Fifteen Compelling Reasons to Adopt the Adaptive Project Framework
- Traditional Project Management (TPM) Quadrant
- Agile Project Management (APM) Quadrant
- Extreme (xPM) and Emertxe (MPx) Quadrants
- Reasons to Switch
Adaptive Project Framework (APF) is not a recipe for how to manage complexity and uncertainty. APF is a tool for creating the recipe. It's a framework that teaches you how to think about agile and extreme project management in response to the very different kinds of projects you'll encounter. I like to think of APF as organized common sense. If your project management process requires you to do something that doesn't make sense given the nature of your project, don't do it. Use APF instead.
To understand the position of the Adaptive Project Framework with respect to the types of projects that businesses encounter, it's helpful to have a picture of the contemporary project landscape. I've used the model illustrated in Figure 1 for the past 10 years. It has served me well as a tool for organizing my approach to organized common sense project management. I offer it as a model to organize how you think about projects.
Figure 1 The contemporary project landscape.
To keep the project landscape simple and intuitive, each dimension (goal and solution) has only two values: Clear or Not Clear. The difference between Clear and Not Clear is more qualitative than quantitative. The original purpose of the project landscape was to guide the project team to the best-fit project management life cycle (PMLC). The best-fit PMLC is a function of the project's characteristics. It's not a "one size fits all" approach. Those don't work and may never have worked. I've used this project landscape for over 10 years and it works. So, with Figure 1 as the foundation, let's look inside that four-quadrant landscape and see what else it's telling us about the projects that are found there.

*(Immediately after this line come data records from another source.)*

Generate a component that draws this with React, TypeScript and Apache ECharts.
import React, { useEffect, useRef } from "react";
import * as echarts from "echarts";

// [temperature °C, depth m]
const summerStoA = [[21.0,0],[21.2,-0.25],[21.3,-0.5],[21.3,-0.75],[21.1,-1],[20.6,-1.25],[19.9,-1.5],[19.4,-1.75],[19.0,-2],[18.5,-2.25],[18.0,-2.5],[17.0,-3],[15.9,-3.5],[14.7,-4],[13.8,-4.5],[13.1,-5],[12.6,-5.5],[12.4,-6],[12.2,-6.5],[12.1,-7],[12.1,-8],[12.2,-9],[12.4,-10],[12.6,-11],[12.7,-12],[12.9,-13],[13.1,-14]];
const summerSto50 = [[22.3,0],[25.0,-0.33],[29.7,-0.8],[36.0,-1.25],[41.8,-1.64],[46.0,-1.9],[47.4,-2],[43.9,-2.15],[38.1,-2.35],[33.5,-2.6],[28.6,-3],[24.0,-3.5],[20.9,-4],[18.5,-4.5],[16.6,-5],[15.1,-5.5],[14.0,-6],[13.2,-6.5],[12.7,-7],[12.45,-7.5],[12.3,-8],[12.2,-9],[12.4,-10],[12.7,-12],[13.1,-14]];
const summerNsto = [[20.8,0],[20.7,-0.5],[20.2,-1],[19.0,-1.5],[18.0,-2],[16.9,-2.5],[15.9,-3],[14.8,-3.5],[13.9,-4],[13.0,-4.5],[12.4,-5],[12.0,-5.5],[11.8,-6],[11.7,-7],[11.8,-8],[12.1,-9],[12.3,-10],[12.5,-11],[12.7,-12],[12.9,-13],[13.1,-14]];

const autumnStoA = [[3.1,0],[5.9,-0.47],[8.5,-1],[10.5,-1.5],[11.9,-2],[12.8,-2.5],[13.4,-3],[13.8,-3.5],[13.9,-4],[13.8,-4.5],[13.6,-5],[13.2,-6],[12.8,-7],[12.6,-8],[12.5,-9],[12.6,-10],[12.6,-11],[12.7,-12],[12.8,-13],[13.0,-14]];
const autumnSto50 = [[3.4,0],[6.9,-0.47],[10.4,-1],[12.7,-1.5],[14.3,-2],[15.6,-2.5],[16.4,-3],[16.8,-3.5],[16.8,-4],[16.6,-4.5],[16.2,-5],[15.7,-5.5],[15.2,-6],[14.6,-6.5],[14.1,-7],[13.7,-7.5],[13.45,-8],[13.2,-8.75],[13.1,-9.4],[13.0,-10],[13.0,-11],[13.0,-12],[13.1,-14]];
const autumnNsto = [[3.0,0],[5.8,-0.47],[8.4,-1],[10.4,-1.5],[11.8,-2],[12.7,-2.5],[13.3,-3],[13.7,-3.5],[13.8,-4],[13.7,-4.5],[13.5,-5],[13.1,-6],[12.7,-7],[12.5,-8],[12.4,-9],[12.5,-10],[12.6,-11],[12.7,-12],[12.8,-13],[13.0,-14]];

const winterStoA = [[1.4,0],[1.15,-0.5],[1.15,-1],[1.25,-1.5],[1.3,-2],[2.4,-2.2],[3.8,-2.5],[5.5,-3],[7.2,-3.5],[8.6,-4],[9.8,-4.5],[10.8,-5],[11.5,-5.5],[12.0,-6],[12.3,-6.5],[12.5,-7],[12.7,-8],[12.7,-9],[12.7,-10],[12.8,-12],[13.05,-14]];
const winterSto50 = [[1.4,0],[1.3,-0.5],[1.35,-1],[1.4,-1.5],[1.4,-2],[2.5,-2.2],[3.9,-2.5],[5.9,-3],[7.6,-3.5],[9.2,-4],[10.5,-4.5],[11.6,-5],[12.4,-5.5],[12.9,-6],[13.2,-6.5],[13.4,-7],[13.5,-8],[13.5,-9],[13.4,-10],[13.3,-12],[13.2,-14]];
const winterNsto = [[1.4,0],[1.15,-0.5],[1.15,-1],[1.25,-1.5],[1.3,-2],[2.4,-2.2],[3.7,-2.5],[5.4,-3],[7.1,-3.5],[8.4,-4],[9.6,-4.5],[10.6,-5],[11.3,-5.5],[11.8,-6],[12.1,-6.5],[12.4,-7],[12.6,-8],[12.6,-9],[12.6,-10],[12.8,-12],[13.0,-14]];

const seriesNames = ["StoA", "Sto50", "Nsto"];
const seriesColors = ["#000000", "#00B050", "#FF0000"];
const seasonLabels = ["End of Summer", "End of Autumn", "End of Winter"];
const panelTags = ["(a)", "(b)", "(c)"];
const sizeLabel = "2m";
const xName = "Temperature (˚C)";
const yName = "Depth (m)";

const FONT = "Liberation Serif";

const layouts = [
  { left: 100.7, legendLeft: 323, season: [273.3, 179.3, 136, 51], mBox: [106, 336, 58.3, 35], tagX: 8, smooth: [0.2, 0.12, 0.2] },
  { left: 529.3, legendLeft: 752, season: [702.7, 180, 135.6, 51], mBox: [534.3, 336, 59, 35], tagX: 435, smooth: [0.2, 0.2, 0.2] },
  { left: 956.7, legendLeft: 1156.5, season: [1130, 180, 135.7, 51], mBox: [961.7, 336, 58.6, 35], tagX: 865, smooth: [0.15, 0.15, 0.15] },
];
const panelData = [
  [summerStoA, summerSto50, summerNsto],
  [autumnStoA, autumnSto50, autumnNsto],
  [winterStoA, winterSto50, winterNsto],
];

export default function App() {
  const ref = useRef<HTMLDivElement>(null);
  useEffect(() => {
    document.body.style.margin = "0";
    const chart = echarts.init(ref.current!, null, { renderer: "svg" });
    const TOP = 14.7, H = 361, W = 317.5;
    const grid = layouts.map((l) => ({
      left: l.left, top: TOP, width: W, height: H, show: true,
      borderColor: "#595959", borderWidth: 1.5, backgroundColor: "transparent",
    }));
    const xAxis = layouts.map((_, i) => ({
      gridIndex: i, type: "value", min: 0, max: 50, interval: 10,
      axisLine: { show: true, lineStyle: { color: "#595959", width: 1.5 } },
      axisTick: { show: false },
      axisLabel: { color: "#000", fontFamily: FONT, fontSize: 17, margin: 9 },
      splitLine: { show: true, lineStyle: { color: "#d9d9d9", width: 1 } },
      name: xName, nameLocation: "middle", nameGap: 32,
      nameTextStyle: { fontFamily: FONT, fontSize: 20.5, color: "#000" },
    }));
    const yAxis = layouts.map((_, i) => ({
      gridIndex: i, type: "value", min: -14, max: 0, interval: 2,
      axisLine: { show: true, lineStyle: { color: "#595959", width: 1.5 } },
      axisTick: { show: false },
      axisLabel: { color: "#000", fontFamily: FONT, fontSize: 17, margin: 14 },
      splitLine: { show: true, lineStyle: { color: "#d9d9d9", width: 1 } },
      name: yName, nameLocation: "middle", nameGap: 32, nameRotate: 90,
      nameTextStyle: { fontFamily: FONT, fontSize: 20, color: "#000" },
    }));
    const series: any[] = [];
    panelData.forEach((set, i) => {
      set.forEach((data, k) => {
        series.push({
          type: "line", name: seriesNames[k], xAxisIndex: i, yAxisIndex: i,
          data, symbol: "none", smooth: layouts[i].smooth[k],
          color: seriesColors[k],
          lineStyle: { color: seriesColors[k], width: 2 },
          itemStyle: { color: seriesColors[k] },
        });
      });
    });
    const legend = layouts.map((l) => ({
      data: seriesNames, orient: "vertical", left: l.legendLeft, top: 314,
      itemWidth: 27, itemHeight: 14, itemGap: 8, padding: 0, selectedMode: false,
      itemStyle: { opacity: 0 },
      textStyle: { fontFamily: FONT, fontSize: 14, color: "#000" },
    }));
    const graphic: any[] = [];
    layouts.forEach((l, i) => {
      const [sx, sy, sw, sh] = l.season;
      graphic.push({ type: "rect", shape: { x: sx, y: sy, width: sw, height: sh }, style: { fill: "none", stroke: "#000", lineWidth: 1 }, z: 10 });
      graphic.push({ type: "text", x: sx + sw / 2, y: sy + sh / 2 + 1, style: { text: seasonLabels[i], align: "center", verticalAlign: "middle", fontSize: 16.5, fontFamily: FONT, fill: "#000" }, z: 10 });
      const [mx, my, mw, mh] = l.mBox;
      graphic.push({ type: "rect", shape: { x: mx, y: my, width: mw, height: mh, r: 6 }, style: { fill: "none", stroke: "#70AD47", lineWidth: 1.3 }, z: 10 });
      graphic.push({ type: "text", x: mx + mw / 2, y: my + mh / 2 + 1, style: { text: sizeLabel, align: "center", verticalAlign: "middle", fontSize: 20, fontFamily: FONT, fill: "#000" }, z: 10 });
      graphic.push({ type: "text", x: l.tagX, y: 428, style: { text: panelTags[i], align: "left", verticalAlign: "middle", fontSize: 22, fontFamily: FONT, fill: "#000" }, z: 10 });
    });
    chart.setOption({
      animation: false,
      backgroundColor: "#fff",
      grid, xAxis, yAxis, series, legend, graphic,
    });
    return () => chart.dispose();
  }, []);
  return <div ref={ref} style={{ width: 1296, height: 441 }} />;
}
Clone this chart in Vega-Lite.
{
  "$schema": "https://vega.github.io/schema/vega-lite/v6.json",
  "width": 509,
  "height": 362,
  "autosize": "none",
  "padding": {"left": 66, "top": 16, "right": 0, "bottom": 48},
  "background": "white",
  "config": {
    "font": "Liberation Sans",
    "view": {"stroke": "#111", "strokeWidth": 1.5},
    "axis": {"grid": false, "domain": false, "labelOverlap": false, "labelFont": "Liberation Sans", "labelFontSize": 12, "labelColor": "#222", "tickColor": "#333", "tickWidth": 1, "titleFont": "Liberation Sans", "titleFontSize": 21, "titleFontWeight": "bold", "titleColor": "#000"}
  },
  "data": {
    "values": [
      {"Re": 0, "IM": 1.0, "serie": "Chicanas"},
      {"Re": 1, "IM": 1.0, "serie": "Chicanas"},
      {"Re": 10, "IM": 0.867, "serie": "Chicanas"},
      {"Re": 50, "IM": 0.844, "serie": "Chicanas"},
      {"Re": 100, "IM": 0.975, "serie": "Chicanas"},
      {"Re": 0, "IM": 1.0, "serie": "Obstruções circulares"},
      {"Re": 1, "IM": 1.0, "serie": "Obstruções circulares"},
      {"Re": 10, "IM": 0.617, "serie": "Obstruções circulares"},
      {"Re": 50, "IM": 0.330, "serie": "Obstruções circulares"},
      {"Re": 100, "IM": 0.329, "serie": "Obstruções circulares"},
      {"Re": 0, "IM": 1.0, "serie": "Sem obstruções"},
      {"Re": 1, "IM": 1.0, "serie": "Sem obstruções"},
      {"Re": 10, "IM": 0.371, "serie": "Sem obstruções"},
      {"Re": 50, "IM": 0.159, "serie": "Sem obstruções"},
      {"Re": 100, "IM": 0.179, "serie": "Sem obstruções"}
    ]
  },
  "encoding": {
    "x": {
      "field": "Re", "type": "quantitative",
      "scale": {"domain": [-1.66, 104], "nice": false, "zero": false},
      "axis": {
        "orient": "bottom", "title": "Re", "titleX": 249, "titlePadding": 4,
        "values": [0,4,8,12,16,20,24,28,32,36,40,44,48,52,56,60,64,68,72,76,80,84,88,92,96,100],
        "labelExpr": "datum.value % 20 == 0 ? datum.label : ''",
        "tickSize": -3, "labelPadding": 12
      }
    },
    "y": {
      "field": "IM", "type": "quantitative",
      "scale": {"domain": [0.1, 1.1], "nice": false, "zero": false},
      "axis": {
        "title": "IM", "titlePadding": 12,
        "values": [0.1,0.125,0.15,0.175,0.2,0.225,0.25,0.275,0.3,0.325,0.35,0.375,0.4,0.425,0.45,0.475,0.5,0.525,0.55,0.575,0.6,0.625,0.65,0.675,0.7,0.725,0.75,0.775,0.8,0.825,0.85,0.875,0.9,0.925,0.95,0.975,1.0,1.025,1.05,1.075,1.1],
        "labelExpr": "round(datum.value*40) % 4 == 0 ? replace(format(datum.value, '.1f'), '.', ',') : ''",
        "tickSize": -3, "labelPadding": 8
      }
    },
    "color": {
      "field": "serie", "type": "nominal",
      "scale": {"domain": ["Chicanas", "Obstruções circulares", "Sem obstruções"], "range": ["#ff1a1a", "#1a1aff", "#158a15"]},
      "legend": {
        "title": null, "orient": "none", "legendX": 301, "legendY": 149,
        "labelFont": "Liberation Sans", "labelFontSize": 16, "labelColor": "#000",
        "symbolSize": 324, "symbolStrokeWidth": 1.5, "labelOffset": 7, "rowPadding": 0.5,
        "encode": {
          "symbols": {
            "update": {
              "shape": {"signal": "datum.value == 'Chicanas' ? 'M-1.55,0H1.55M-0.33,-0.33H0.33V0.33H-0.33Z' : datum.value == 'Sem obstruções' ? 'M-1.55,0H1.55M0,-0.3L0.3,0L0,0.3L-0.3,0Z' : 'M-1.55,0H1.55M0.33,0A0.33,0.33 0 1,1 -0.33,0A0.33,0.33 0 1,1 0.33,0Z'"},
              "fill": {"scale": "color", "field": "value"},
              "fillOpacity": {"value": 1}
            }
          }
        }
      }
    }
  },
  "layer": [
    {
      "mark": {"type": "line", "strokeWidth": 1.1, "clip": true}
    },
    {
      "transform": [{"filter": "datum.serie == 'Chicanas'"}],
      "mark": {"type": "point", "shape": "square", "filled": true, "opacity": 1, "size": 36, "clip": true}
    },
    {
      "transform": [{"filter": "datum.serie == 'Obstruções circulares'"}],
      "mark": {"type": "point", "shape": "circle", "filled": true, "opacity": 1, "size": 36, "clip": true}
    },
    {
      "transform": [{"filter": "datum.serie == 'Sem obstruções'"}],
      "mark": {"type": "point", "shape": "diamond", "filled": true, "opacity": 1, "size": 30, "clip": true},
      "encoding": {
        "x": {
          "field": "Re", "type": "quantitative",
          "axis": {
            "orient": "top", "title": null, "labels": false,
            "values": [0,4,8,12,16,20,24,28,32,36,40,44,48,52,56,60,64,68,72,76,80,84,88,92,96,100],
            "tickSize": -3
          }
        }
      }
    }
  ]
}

Traditional Project Management (TPM) Quadrant
The Traditional Project Management (TPM) quadrant contains the simplest of all project types, but those are the least likely to occur in today's continuously changing business world. Many TPM projects are familiar to the organization, routinely done, and successful. The client has clearly scoped the problem (the goal), and the project manager (PM) and the client's business analyst (BA) have defined how they'll reach that goal (the solution and its requirements). Managing such projects is outside the scope of APF. APF could be adapted to a single iteration model and used quite effectively. I haven't done that. Such projects also put the team on familiar technology grounds. The hardware, software, and telecommunications environments are familiar to the team. They've used them repeatedly and have developed the bench strength to handle such projects.
A complete plan is generated. The limiting factor in these plan-driven approaches is that they're change-intolerant. They focus on delivering according to time and budget constraints, and rely more on compliance to plan than on delivering business value. The plan is sacred, and conformance to it is the hallmark of the successful project team.
Few changes are expected. This is where many TPM PMLCs get into trouble. The assumption underlying all TPM projects is that requirements are complete and there will be few change requests. Every requirement change request requires team member time to analyze and recommend the response. There are two variations of TPM to consider, Linear and Incremental, and the challenges of effective project management are different for each variation.